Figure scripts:

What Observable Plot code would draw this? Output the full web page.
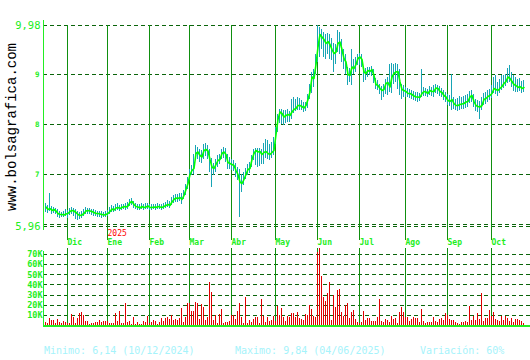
<!DOCTYPE html>
<html><head><meta charset="utf-8">
<script src="https://cdn.jsdelivr.net/npm/d3@7"></script>
<script src="https://cdn.jsdelivr.net/npm/@observablehq/plot@0.6"></script>
<style>
html,body{margin:0;padding:0;background:#fff;}
#wrap{position:relative;width:530px;height:360px;overflow:hidden;font-family:"DejaVu Sans Mono",monospace;background:#fff;}
#price,#vol{position:absolute;left:0;}
#price{top:0;}
#vol{top:248px;}
.foot{position:absolute;top:346px;font-size:10px;line-height:10px;color:#a6f3fb;white-space:pre;}
#wm{position:absolute;left:12px;top:127px;transform:translate(-50%,-50%) rotate(-90deg);font-family:"Liberation Mono",monospace;font-size:14px;line-height:14px;white-space:nowrap;color:#000;}
</style></head>
<body>
<div id="wrap">
  <div id="price"></div>
  <div id="vol"></div>
  <div id="wm">www.bolsagrafica.com</div>
  <div class="foot" id="f1" style="left:44px"></div>
  <div class="foot" id="f2" style="left:235px"></div>
  <div class="foot" id="f3" style="left:420px"></div>
</div>
<script>
// ---- data (one value per trading day, Nov 2024 – Oct 2025) ----
const closes = [
6.35,6.30,6.32,6.28,6.30,6.27,6.22,6.20,6.20,6.19,6.21,6.22,
6.26,6.28,6.27,6.24,6.20,6.18,6.19,6.22,6.27,6.28,
6.27,6.26,6.24,6.22,6.22,6.21,6.20,6.19,6.20,6.22,
6.26,6.31,6.29,6.33,6.34,6.32,6.34,6.36,6.35,6.37,
6.44,6.46,6.40,6.36,6.35,6.33,6.36,6.34,6.35,6.37,6.34,
6.34,6.35,6.34,6.36,6.35,6.34,6.36,6.38,
6.40,6.38,6.45,6.50,6.53,6.52,6.54,6.50,6.58,
6.70,6.82,7.00,7.08,7.12,7.42,7.45,
7.38,7.35,7.48,7.50,7.47,7.30,7.15,7.12,7.20,7.28,
7.30,7.42,7.45,7.40,7.24,7.22,7.20,7.18,7.08,7.00,
6.85,6.82,6.90,7.00,7.10,7.12,
7.30,7.42,7.48,7.45,7.46,7.40,
7.44,7.46,7.42,7.40,7.44,7.48,
7.80,8.10,8.25,
8.22,8.15,8.18,8.20,8.18,
8.25,8.30,8.32,8.38,
8.38,8.36,8.33,8.38,8.50,
8.65,8.95,8.92,
9.20,9.55,9.80,
9.75,9.70,9.62,9.66,
9.60,9.50,9.42,9.45,
9.62,9.65,9.50,
9.32,9.25,9.00,8.98,
9.15,9.12,9.20,9.32,
9.35,9.30,9.05,9.02,
9.08,9.06,9.10,8.98,
8.80,8.78,8.72,8.68,8.70,
8.82,8.84,8.75,8.95,
9.02,9.05,9.06,8.85,
8.70,8.68,8.66,8.62,8.62,
8.60,8.57,8.55,8.55,8.54,
8.62,8.66,8.65,8.62,8.68,8.66,
8.66,8.73,8.72,8.66,8.64,
8.58,8.55,8.48,8.46,8.50,
8.42,8.38,8.38,8.40,8.41,
8.42,8.45,8.46,8.55,8.58,
8.46,8.38,8.36,8.35,8.38,
8.50,8.52,8.56,8.58,8.62,
8.72,8.70,8.68,8.72,8.76,
8.82,8.86,8.95,8.92,8.86,
8.80,8.78,8.74,8.76,8.72,8.74
];
const highs = [
6.42,6.38,6.63,6.36,6.34,6.33,6.30,6.27,6.25,6.26,6.30,6.28,
6.32,6.34,6.33,6.30,6.27,6.25,6.27,6.30,6.34,6.33,
6.32,6.31,6.30,6.28,6.27,6.26,6.26,6.25,6.26,6.28,
6.34,6.38,6.36,6.40,6.42,6.38,6.40,6.41,6.42,6.44,
6.50,6.52,6.47,6.42,6.41,6.40,6.42,6.41,6.42,6.43,6.41,
6.40,6.41,6.40,6.42,6.41,6.41,6.43,6.45,
6.48,6.46,6.55,6.58,6.60,6.60,6.62,6.62,6.68,
6.80,6.95,7.10,7.18,7.40,7.58,7.55,
7.50,7.48,7.60,7.62,7.58,7.50,7.32,7.22,7.30,7.38,
7.40,7.50,7.54,7.52,7.40,7.34,7.30,7.28,7.22,7.15,
7.10,7.00,7.05,7.12,7.20,7.25,
7.38,7.50,7.52,7.52,7.52,7.50,
7.62,7.70,7.68,7.60,7.65,7.75,
7.95,8.20,8.30,
8.30,8.28,8.28,8.30,8.26,
8.50,8.55,8.50,8.55,
8.52,8.48,8.45,8.45,8.60,
8.80,9.05,9.10,
9.40,9.98,9.95,
9.90,9.85,9.80,9.82,
9.80,9.72,9.62,9.60,
9.88,9.85,9.70,
9.50,9.40,9.15,9.12,
9.50,9.30,9.35,9.40,
9.42,9.40,9.15,9.12,
9.15,9.14,9.16,9.10,
8.92,8.88,8.80,8.76,8.80,
8.90,8.95,9.20,9.22,
9.20,9.22,9.20,9.10,
8.80,8.78,8.74,8.72,8.70,
8.68,8.66,8.64,8.65,8.63,
9.10,8.74,8.72,8.70,8.76,8.75,
8.78,8.80,8.78,8.76,8.72,
8.68,8.64,8.60,8.58,9.00,
8.55,8.50,8.52,8.56,8.55,
8.56,8.58,8.60,8.66,8.68,
8.60,8.50,8.48,8.46,8.55,
8.62,8.65,8.68,8.70,8.78,
8.95,8.98,8.85,8.90,8.98,
8.98,9.00,9.12,9.18,9.05,
8.98,8.95,8.90,8.92,8.86,8.88
];
const lows = [
6.24,6.22,6.26,6.20,6.22,6.20,6.14,6.13,6.15,6.14,6.16,6.12,
6.18,6.20,6.16,6.10,6.08,6.11,6.13,6.16,6.20,6.21,
6.20,6.19,6.17,6.16,6.15,6.14,6.13,6.14,6.15,6.16,
6.20,6.25,6.24,6.27,6.28,6.27,6.29,6.30,6.29,6.31,
6.36,6.38,6.33,6.30,6.29,6.28,6.30,6.29,6.30,6.31,6.29,
6.29,6.30,6.29,6.31,6.30,6.29,6.31,6.32,
6.34,6.32,6.38,6.42,6.45,6.44,6.46,6.40,6.50,
6.58,6.70,6.88,6.98,7.00,7.28,7.30,
7.25,7.22,7.30,7.36,7.30,7.05,6.75,6.98,7.05,7.15,
7.20,7.30,7.32,7.25,7.10,7.10,7.08,7.06,6.95,6.88,
6.15,6.65,6.78,6.90,6.98,7.02,
7.15,7.28,7.18,7.14,7.16,7.20,
7.20,7.32,7.30,7.28,7.32,7.38,
7.60,7.85,8.02,
8.00,7.98,8.02,8.05,8.05,
8.10,8.22,8.26,8.28,
8.28,8.28,8.25,8.27,8.32,
8.50,8.62,8.75,
9.00,9.25,9.35,
9.50,9.35,9.30,9.40,
9.30,9.28,9.05,9.20,
9.45,9.40,9.25,
9.11,9.00,8.78,8.85,
8.78,9.00,9.05,9.18,
9.18,9.15,8.85,8.88,
8.95,8.98,8.96,8.82,
8.70,8.68,8.60,8.48,8.55,
8.60,8.58,8.65,8.62,
8.80,8.85,8.70,8.58,
8.51,8.55,8.55,8.54,8.52,
8.50,8.48,8.47,8.45,8.46,
8.55,8.56,8.56,8.55,8.58,8.56,
8.55,8.62,8.60,8.56,8.55,
8.48,8.45,8.38,8.36,8.28,
8.30,8.28,8.27,8.28,8.30,
8.30,8.32,8.34,8.42,8.45,
8.35,8.26,8.25,8.11,8.28,
8.38,8.40,8.45,8.48,8.52,
8.62,8.60,8.56,8.62,8.68,
8.72,8.76,8.82,8.85,8.75,
8.66,8.65,8.64,8.66,8.62,8.64
];
// volume in thousands of shares
const volumes = [
3,2,7,5,5,2,6,3,2,4,3,2,2,11,8,2,7,12,13,10,4,4,1,2,2,3,3,5,3,4,
4,4,2,2,2,12,4,14,2,2,22,3,4,1,8,1,3,1,1,4,3,9,2,3,5,4,1,3,7,4,
7,8,6,10,5,6,5,7,17,3,8,22,22,14,14,23,22,6,21,18,5,8,42,33,5,10,2,11,16,2,
3,3,4,10,10,6,14,22,8,2,28,2,5,3,6,8,8,2,26,9,3,8,4,
5,9,4,19,10,17,8,4,9,8,12,12,8,13,7,6,5,11,10,20,16,9,8,72,76,48,28,24,32,42,
5,30,18,35,36,13,9,20,22,7,13,15,6,3,2,3,14,5,7,7,4,4,4,8,26,4,3,6,5,3,
9,6,7,2,13,18,13,8,8,4,6,8,7,7,3,16,4,2,3,3,3,8,4,3,6,7,5,12,10,6,
5,5,3,2,1,3,3,4,3,19,5,9,5,12,6,32,4,7,7,15,9,13,6,5,4,9,5,9,7,4,
7,3,6,6,5,4,2
];
const monthIdx = [11,31,52,72,93,115,136,157,180,201,223];
const monthLabels = ["Dic","Ene","Feb","Mar","Abr","May","Jun","Jul","Ago","Sep","Oct"];
const yearIdx = [31];
const yearLabels = ["2025"];
const priceGrid = [9.98,9,8,7,6,5.96];
const priceEndTicks = [9.98,5.96];
const priceEndLabels = ["9,98","5,96"];
const priceMidTicks = [9,8,7];
const priceMidLabels = ["9","8","7"];
const volTicks = [10,20,30,40,50,60,70];
const volTickLabels = ["10K","20K","30K","40K","50K","60K","70K"];
const footer = ["Minimo: 6,14 (10/12/2024)","Maximo: 9,84 (04/06/2025)","Variación: 60%"];

// ---- styles ----
const mono = "DejaVu Sans Mono";
const bright = "#22ee22";
const gridCol = "#0a640a";
const monthCol = "#0f8f0f";
const teal = "#17a5b5";
const lineGreen = "#00ff00";
const red = "#e00000";
const crisp = {shapeRendering: "crispEdges"};

const data = closes.map((c, i) => ({i, close: c, high: highs[i], low: lows[i]}));
const vdata = volumes.map((v, i) => ({i, v}));
const xdom = [-1, 242.5];
// a bar one pixel wide (half a trading-day step) starting at the day's position
const left = d => (typeof d === "number" ? d : d.i);
const right = d => (typeof d === "number" ? d : d.i) + 0.5;

const price = Plot.plot({
  width: 530, height: 248,
  marginTop: 25, marginBottom: 22, marginLeft: 43, marginRight: 0,
  x: {domain: xdom, axis: null},
  y: {domain: [5.96, 9.98], axis: null},
  style: {background: "transparent", fontFamily: mono, overflow: "visible"},
  marks: [
    Plot.ruleY(priceGrid, {stroke: gridCol, strokeDasharray: "4,3", ...crisp}),
    Plot.rect(monthIdx, {x1: left, x2: right, y1: () => 5.68, y2: () => 9.98, fill: monthCol, ...crisp}),
    Plot.rect([-1], {x1: left, x2: right, y1: () => 5.88, y2: () => 10.08, fill: bright, ...crisp}),
    Plot.rect(data, {x1: left, x2: right, y1: "low", y2: "high", fill: teal, ...crisp}),
    Plot.line(data, {x: d => d.i + 0.25, y: "close", stroke: lineGreen, strokeWidth: 1.6}),
    Plot.text(priceEndTicks, {x: () => -1, y: d => d, dx: -3, text: (d, i) => priceEndLabels[i], textAnchor: "end", fill: bright, fontSize: 10.5}),
    Plot.text(priceMidTicks, {x: () => -1, y: d => d, dx: -4, text: (d, i) => priceMidLabels[i], textAnchor: "end", fill: bright, fontSize: 7.5, fontWeight: "bold"}),
    Plot.text(monthIdx, {x: d => d, frameAnchor: "bottom", dy: 18.5, text: (d, i) => monthLabels[i], textAnchor: "start", fill: bright, fontSize: 8, fontWeight: "bold"}),
    Plot.text(yearIdx, {x: d => d, frameAnchor: "bottom", dy: 9.5, text: (d, i) => yearLabels[i], textAnchor: "start", fill: "#ff0000", fontSize: 8})
  ]
});
document.getElementById("price").appendChild(price);

const vol = Plot.plot({
  width: 530, height: 112,
  marginTop: 1, marginBottom: 35, marginLeft: 43, marginRight: 0,
  x: {domain: xdom, axis: null},
  y: {domain: [0, 75], axis: null},
  style: {background: "transparent", fontFamily: mono, overflow: "visible"},
  marks: [
    Plot.ruleY(volTicks, {stroke: gridCol, strokeDasharray: "4,3", ...crisp}),
    Plot.rect(monthIdx, {x1: left, x2: right, y1: () => 0, y2: () => 75.5, fill: monthCol, ...crisp}),
    Plot.rect(vdata, {x1: left, x2: right, y1: () => 0, y2: "v", fill: red, ...crisp}),
    Plot.rect([-1], {x1: left, x2: right, y1: () => -1, y2: () => 73, fill: bright, ...crisp}),
    Plot.ruleY([0], {stroke: bright, strokeWidth: 2, ...crisp}),
    Plot.text(volTicks, {x: () => -1, y: d => d, dx: -1, text: (d, i) => volTickLabels[i], textAnchor: "end", fill: bright, fontSize: 8.5, fontWeight: "bold"})
  ]
});
document.getElementById("vol").appendChild(vol);

document.getElementById("f1").textContent = footer[0];
document.getElementById("f2").textContent = footer[1];
document.getElementById("f3").textContent = footer[2];
</script>
</body></html>
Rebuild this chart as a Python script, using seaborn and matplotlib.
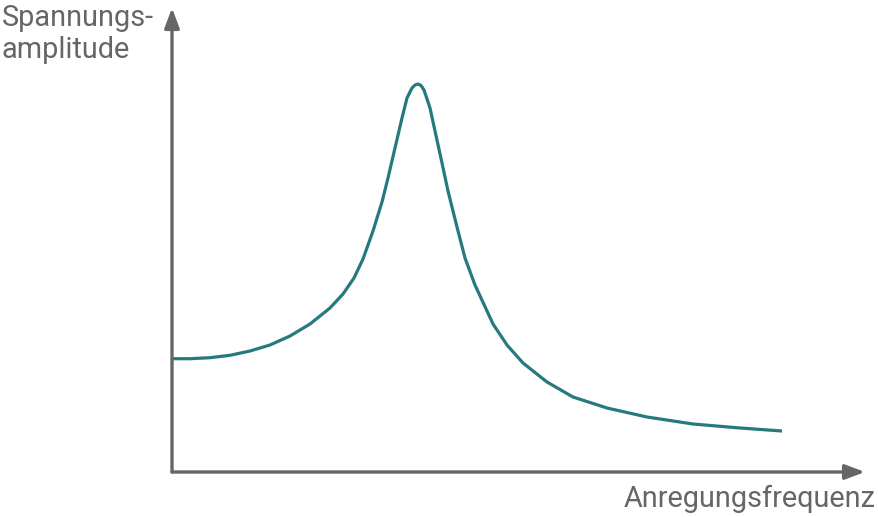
import matplotlib
matplotlib.use("Agg")
import matplotlib.pyplot as plt
import seaborn as sns
import pandas as pd

# Resonanzkurve (x: Anregungsfrequenz, y: Spannungsamplitude, willkuerliche Einheiten)
frequency = [0, 18, 38, 58, 78, 98, 118, 138, 158, 171, 182, 191, 201, 210, 216,
             223, 230, 235, 240, 243, 246, 249, 252, 258, 263, 270, 276, 285, 293,
             303, 315, 321, 335, 351, 375, 401, 435, 475, 521, 568, 610]
amplitude = [113.3, 113.3, 114.3, 116.7, 121, 127, 136, 148, 164, 178, 194, 213, 241,
             270, 294, 324, 354, 374, 384, 387, 388, 386.5, 382, 364, 341, 309, 281,
             245, 214, 187, 161, 148, 127, 109, 90, 75, 64, 55, 48, 44, 41]

x_label = "Anregungsfrequenz"
y_label = "Spannungs-\namplitude"

axis_color = "#666666"
curve_color = "#267a7e"

sns.set_style("white")
plt.rcParams["font.family"] = ["Roboto", "DejaVu Sans"]

fig = plt.figure(figsize=(8.79, 5.17), dpi=100)
ax = fig.add_axes([172 / 879, 45 / 517, (865 - 172) / 879, (472 - 8) / 517])

df = pd.DataFrame({"f": frequency, "a": amplitude})
sns.lineplot(data=df, x="f", y="a", ax=ax, color=curve_color, linewidth=2.3,
             sort=False, solid_joinstyle="round", solid_capstyle="butt")

ax.set_xlim(0, 693)
ax.set_ylim(0, 464)
ax.set_xticks([])
ax.set_yticks([])
ax.set_xlabel("")
ax.set_ylabel("")
sns.despine(ax=ax, left=True, bottom=True)

# Achsen mit Pfeilspitzen
arrow = dict(arrowstyle="-|>,head_length=1.2,head_width=0.45", color=axis_color,
             lw=2.4, shrinkA=0, shrinkB=0)
ax.annotate("", xy=(1, 0), xytext=(0, 0), xycoords="axes fraction",
            textcoords="axes fraction", arrowprops=arrow, annotation_clip=False)
ax.annotate("", xy=(0, 1), xytext=(0, 0), xycoords="axes fraction",
            textcoords="axes fraction", arrowprops=arrow, annotation_clip=False)

fig.text(2 / 879, 1 - 4 / 517, y_label, ha="left", va="top", fontsize=20.8,
         color=axis_color, linespacing=1.2)
fig.text(876 / 879, 1 - 507 / 517, x_label, ha="right", va="baseline", fontsize=20.8,
         color=axis_color)

fig.savefig("out.png", dpi=100, facecolor="white")
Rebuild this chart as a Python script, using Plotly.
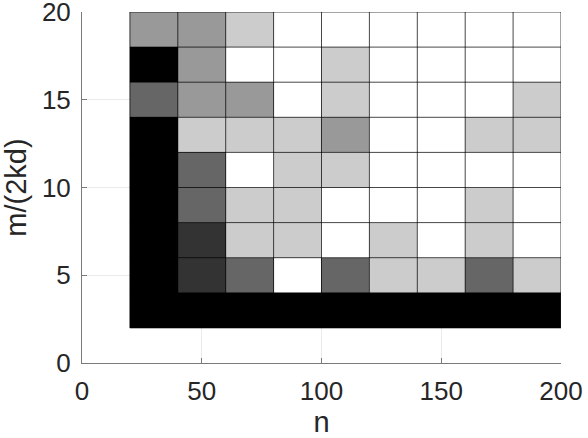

#### WHAT YOU WILL DO
Start at the line that contains "Rebuild this chart as a Python script, using seaborn", stop at the line that contains "import pandas as pd", and reproduce each line in that stretch exactly. Pictures are excluded.

#### FULL ANSWER
Rebuild this chart as a Python script, using seaborn and matplotlib.
import matplotlib
matplotlib.use("Agg")
import matplotlib.pyplot as plt
import seaborn as sns
import pandas as pd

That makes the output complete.